Une position géographique stratégique
Localisée à environ 10°09′45″ de latitude nord et 3°15′44″ de longitude est, Dérassi bénéficie d’un emplacement charnière entre plusieurs sous-zones rurales du Borgou. Elle fait partie des arrondissements de la commune de Kalalé, non loin de la frontière avec le Nigeria. Ce positionnement transfrontalier favorise les échanges commerciaux, en particulier agricoles, avec les régions voisines du Nigéria. Dérassi est ainsi un point d’ancrage pour de nombreux itinéraires de transhumance et de transport de marchandises dans la région.
Organisation administrative et composition territoriale
Dérassi est un arrondissement administratif du Bénin, rattaché à la commune de Kalalé. Il regroupe plusieurs quartiers ou villages, dont certains ont acquis une notoriété locale : Alafiarou-Dérassi, Gannourè-Hèrè, Guiri-Gando, Kakatinnin ou encore Mareguinta. Cette subdivision administrative reflète une organisation territoriale héritée des réformes de décentralisation engagées au Bénin dans les années 2000. Chaque quartier conserve ses spécificités culturelles et sociales, tout en étant intégré à une structure administrative plus large, pilotée par une mairie décentralisée et représentée localement par un chef d’arrondissement.
Une population jeune, rurale et résiliente
Avec près de 20 000 habitants lors du recensement de 2013 (source : Institut National de la Statistique et de l’Analyse Économique du Bénin), Dérassi présente un profil démographique typique du nord du pays : une population majoritairement jeune, rurale et issue de communautés sociolinguistiques variées. Les groupes peuls et baribas y sont particulièrement présents, vivant souvent de l’élevage, de l’agriculture vivrière et de petits commerces. Malgré l’éloignement des grands centres urbains, les habitants de Dérassi démontrent une forte résilience face aux défis structurels, notamment en matière d’éducation, de santé et d’accès aux services de base.
Activités économiques : l’agriculture comme pilier central
L’économie de Dérassi repose principalement sur une agriculture de subsistance et de semi-commercialisation. Les cultures dominantes sont le maïs, le mil, le sorgho, le niébé et l’arachide. L’élevage transhumant — notamment bovin — joue également un rôle vital dans la subsistance des ménages et dans les circuits d’échange avec les marchés régionaux. Bien que l’économie locale demeure informelle, elle est structurée autour de marchés hebdomadaires, lieux cruciaux d’interactions sociales et économiques. De plus, certaines initiatives de développement rural, souvent appuyées par des ONG ou des partenaires internationaux, tentent de moderniser les pratiques agricoles tout en soutenant la formation des jeunes aux métiers agricoles.

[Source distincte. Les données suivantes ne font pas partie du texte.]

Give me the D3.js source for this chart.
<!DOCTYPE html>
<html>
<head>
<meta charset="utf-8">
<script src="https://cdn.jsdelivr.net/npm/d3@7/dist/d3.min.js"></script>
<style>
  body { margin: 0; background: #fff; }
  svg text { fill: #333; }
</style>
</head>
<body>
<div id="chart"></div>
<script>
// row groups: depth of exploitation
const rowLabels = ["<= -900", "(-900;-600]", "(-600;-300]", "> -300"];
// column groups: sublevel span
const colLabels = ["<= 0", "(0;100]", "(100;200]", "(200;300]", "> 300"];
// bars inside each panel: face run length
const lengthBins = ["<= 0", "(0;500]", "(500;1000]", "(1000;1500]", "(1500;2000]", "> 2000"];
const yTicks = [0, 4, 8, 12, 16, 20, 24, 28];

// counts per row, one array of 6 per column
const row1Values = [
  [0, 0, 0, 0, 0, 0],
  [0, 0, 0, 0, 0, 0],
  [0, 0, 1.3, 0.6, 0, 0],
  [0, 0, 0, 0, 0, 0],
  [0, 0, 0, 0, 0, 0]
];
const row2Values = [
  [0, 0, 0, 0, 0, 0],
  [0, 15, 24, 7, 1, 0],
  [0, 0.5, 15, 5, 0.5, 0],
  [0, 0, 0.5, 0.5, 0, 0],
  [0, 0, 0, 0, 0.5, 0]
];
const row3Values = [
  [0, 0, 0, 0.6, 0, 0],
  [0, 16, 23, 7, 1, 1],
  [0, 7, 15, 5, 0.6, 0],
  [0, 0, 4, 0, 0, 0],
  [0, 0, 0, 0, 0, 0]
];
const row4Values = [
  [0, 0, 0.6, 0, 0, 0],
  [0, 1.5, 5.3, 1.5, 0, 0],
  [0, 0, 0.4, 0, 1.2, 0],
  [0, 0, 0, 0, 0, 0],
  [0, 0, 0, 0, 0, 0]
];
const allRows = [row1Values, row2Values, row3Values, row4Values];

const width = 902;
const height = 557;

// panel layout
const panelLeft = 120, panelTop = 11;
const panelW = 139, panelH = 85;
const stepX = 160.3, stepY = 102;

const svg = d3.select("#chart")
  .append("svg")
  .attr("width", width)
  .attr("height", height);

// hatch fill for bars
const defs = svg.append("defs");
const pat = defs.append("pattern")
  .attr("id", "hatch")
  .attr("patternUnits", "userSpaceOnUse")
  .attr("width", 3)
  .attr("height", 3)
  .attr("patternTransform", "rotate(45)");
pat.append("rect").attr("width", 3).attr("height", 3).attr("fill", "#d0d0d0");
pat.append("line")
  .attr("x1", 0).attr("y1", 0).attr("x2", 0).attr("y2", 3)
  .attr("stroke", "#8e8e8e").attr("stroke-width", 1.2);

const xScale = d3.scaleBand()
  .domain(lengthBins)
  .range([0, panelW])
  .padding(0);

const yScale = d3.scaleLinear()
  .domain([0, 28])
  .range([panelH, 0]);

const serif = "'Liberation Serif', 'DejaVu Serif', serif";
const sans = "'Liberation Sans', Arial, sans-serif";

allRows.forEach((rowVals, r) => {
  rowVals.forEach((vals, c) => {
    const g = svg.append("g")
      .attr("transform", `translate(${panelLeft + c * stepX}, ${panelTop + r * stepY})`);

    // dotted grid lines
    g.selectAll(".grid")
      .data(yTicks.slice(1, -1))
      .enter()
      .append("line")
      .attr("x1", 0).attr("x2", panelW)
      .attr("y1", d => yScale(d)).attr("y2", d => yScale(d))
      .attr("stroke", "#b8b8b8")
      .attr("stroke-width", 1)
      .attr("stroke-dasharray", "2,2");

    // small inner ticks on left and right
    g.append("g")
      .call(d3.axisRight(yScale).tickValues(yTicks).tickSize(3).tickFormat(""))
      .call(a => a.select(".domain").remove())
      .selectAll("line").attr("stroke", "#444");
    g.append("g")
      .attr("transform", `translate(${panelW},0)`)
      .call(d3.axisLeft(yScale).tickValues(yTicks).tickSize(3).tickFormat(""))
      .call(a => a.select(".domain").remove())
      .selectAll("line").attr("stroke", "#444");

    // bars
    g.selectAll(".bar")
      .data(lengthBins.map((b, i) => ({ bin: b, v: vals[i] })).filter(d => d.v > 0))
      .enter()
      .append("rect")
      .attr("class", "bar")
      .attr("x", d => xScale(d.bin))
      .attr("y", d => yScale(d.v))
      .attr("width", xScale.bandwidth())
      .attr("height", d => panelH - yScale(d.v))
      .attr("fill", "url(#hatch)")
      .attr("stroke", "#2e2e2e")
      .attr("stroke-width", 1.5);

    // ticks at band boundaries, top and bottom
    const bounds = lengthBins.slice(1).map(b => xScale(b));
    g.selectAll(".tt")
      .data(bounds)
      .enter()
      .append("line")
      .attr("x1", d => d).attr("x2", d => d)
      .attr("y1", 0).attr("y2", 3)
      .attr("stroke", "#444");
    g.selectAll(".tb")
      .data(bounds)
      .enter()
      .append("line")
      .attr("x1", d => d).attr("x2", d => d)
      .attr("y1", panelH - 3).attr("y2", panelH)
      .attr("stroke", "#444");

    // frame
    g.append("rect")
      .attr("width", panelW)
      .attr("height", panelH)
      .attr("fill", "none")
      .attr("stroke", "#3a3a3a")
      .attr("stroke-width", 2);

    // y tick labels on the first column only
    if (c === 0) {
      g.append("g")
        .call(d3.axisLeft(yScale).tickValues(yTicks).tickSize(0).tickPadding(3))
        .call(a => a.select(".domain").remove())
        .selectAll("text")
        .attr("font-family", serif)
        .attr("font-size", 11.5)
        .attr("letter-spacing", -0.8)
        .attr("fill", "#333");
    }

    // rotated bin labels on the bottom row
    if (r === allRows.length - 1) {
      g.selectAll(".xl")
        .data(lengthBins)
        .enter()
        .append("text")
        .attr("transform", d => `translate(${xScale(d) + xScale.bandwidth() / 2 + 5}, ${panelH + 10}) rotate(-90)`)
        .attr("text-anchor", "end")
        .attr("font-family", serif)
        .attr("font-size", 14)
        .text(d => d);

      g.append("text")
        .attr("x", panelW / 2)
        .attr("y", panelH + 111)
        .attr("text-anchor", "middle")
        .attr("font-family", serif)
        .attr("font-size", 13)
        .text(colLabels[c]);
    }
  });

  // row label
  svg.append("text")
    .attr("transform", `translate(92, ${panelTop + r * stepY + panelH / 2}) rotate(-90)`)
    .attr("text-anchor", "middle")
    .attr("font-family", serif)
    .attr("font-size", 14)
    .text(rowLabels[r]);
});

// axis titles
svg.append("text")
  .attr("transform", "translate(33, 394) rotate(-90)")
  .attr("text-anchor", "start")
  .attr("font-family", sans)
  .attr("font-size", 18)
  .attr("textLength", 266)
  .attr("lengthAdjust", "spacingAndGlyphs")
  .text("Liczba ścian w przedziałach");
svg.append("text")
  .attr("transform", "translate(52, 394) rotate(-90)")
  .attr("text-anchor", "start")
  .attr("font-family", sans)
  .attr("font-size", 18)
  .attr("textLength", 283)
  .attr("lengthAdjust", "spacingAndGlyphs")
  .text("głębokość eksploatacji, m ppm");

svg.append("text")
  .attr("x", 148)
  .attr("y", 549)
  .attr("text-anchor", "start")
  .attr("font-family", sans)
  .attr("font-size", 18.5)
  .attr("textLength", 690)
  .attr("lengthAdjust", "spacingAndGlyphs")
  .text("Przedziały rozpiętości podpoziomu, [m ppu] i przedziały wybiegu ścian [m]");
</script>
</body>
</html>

Défis structurels : entre enclavement et ambitions de développement
Comme de nombreuses localités rurales du nord béninois, Dérassi fait face à d’importants défis : enclavement routier, infrastructures déficientes, accès limité à l’eau potable et à l’électricité, faible couverture sanitaire. Les routes reliant Dérassi aux communes voisines sont souvent impraticables en saison des pluies, ce qui entrave les transports et accentue l’isolement. Toutefois, plusieurs plans communaux de développement (PCD) identifient Dérassi comme une zone prioritaire, en raison de son potentiel agro-pastoral et de sa dynamique démographique. Des projets visant l’amélioration de l’accès à l’éducation, à la santé et à l’hydraulique villageoise y sont en cours de déploiement, avec l’appui de l’État béninois et de partenaires au développement comme la GIZ ou l’Union européenne.

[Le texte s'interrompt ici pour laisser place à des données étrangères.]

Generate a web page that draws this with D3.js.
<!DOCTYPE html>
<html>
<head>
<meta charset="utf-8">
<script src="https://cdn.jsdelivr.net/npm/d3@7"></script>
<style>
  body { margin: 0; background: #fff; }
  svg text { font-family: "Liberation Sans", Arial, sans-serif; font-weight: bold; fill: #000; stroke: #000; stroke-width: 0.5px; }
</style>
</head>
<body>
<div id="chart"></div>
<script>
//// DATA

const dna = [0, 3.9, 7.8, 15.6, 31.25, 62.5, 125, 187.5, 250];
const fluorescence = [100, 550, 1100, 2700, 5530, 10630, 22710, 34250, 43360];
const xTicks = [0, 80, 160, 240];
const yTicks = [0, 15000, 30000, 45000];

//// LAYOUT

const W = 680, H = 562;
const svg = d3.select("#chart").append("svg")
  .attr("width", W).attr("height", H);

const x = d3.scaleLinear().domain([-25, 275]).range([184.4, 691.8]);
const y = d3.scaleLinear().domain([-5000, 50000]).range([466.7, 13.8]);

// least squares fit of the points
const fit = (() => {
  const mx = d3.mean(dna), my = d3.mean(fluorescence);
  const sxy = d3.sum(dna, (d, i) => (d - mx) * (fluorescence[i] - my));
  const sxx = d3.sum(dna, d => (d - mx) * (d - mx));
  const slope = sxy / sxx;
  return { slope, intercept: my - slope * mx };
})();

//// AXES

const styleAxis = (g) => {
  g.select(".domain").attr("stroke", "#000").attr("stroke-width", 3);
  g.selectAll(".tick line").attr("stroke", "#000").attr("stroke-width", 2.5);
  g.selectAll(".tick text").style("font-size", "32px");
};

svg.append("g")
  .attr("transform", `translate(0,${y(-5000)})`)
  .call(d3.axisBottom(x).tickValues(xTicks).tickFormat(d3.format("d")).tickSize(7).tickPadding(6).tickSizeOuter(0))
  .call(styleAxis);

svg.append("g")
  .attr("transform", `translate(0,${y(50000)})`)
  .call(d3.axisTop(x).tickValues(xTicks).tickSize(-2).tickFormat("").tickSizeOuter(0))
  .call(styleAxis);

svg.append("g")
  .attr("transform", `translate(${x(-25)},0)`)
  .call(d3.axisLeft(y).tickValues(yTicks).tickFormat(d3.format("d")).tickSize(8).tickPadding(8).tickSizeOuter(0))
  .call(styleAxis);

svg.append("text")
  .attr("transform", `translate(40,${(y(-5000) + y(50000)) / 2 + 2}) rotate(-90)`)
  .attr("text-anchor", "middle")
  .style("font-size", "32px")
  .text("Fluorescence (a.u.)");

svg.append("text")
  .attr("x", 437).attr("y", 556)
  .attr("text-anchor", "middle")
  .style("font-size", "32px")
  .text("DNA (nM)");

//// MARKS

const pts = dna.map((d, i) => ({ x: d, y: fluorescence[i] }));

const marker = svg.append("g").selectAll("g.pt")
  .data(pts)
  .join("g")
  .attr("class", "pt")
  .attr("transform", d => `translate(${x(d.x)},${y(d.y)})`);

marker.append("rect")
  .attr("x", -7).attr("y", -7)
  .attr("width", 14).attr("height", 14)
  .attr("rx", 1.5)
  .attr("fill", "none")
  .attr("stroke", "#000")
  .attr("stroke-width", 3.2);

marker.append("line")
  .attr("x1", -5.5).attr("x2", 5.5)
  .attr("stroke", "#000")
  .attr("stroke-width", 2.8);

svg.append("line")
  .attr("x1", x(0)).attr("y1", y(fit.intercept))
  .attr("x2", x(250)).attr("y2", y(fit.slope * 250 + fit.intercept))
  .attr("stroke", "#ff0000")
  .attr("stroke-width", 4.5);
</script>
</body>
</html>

Culture locale et cohésion sociale
Dérassi se distingue également par la richesse de ses traditions culturelles. Entre fêtes de la moisson, cérémonies initiatiques et pratiques religieuses variées (islam, christianisme, religions traditionnelles), la vie communautaire est rythmée par un fort attachement au patrimoine immatériel. Le vivre-ensemble y est renforcé par des alliances traditionnelles interethniques et des mécanismes communautaires de résolution des conflits, souvent complémentaires aux institutions étatiques. Cette dynamique de cohésion sociale constitue un levier précieux dans un contexte où les tensions liées à la pression foncière ou à la transhumance peuvent émerger.
En somme, Dérassi illustre à la fois la complexité et le potentiel du monde rural béninois. Si les défis à relever sont nombreux, les dynamiques locales, portées par une jeunesse active et des acteurs de terrain engagés, laissent entrevoir un avenir en construction. Pour peu que les investissements publics et les politiques de développement soient coordonnés et suivis, Dérassi pourrait devenir un modèle de territoire rural en transition, conciliant traditions et modernité.